The religious beliefs of the Osages are similar to those of the Kansas and other Siouan tribes. The term Wakanda had almost the same meaning. There were seven great WakandasDarkness, the Upper World, the Ground, the Thunder-being, the Sun, the Moon, the Morning Star. The Upper World was perhaps the greatest of the Wakandas. In some of the tribes it was the supreme Wakanda. There was no set form of worship of Wakanda. Every one thought Wakanda dwelt in some secret place. It was believed that the Wakanda, or some Wakanda was ever present to hear any petition or prayer for help. There were many forms of propitiation, or these may have been sometimes in the nature of invocations, such as the elevation and lowering of the arms, the presentation of the mouth-piece of the pipe, the emission of the smoke, the burning of cedar needles in the sweat house, the application of the major terms of kinship, ceremonial waiting, sacrifice and offerings, and the cutting of the body with knives.
The Osages call the Sun the “mysterious one of day,” and pray to him as “grandfather.” Prayer was always made toward the sun without regard to its position in the heavens. Here is a prayer.

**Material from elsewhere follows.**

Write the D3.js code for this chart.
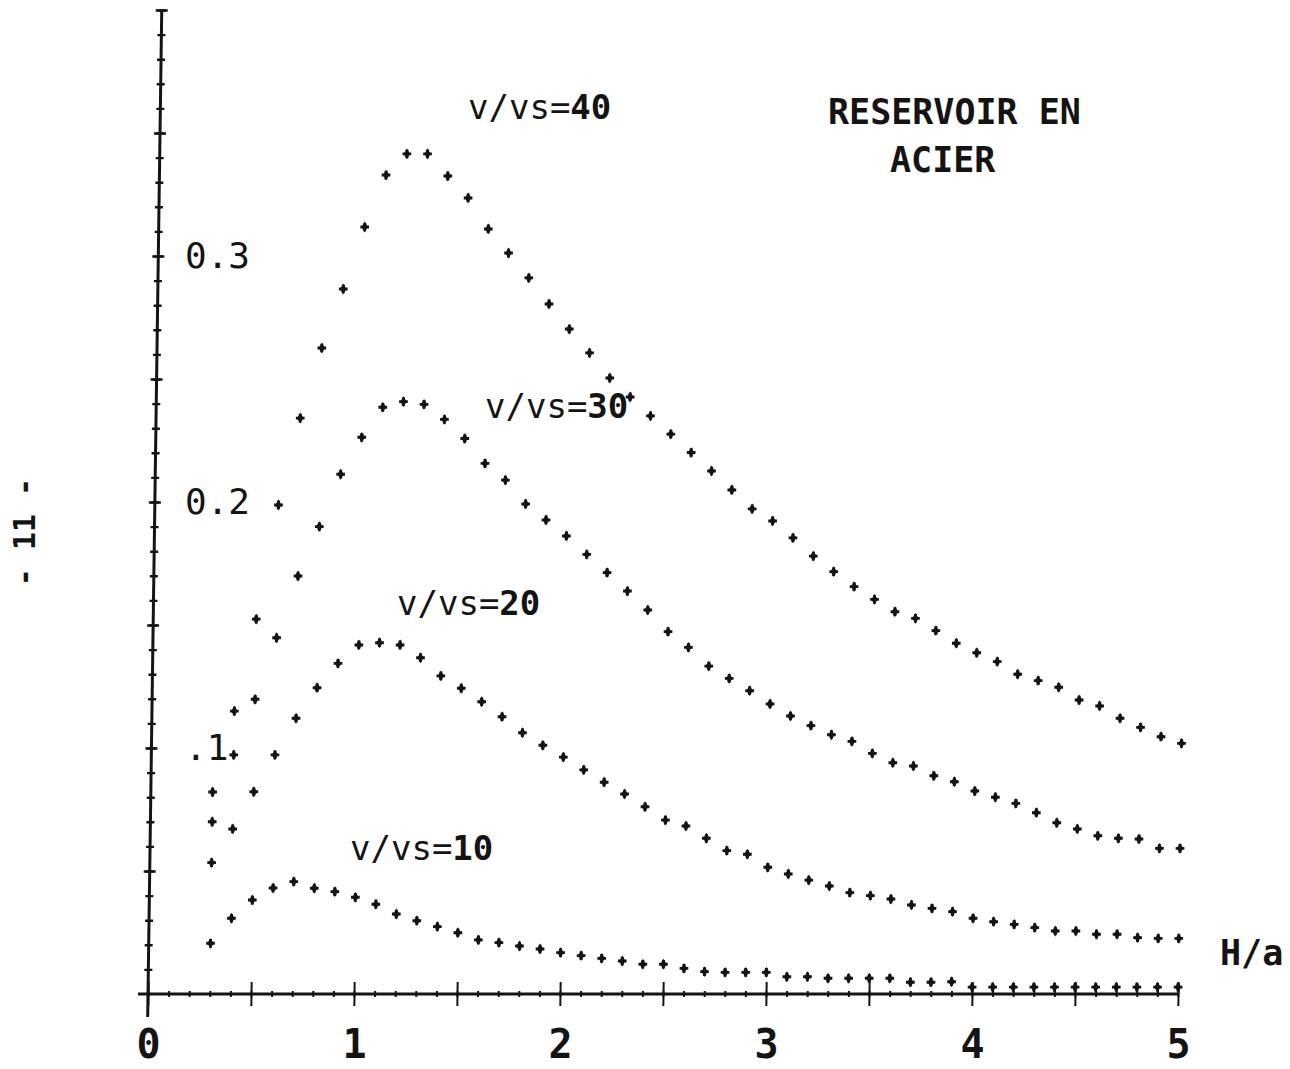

“Ho, Mysterious Power, you who are the Sun! Here is tobacco! I wish to follow your course. Grant that it may be so! Cause me to meet whatever is good (i. e., for my advantage) and to give a wide berth to anything that may be to my injury or disadvantage. Throughout this island (the world) you regulate everything that moves, including human beings. When you decide for one that his last day on earth had come, it is so. It can not be delayed. Therefore, O Mysterious Power, I ask a favor of you.”
The Pleiades, the constellation of the Three Deer (Belt of Orion), the Morning Star, the Small Star, the Bowl of the Dipper, are all Wakandas, and they are addressed as “Grandfather.” “In the Osage traditions, cedar symbolizes the tree of life. When a woman is initiated into the secret society of the Osages, the officiating man of her gens gives her four sips of water, symbolizing, so they say, the river flowing by the tree of life, and then he rubs her from head to foot with cedar needles, three times in front, three times on her back, and three times on each side, twelve times in all, pronouncing the sacred name of Wakanda as he makes each pass.” ((These instances are given to aid in the formation of a proper conception of the Wakanda as regarded by the Osages. In the Siouan tongue “Wakandagi, as a noun, means a subterranean or water monster, a large horned reptile mentioned in the myths, and still supposed to dwell beneath the bluffs along the Missouri river.”))
All that is said in this article, as well as much in the article on the Kansa, when not otherwise indicated, is taken from the writings of J. Owen Dorsey, in the Reports of the Bureau of Ethnology. He is the best authority, and often the only authority.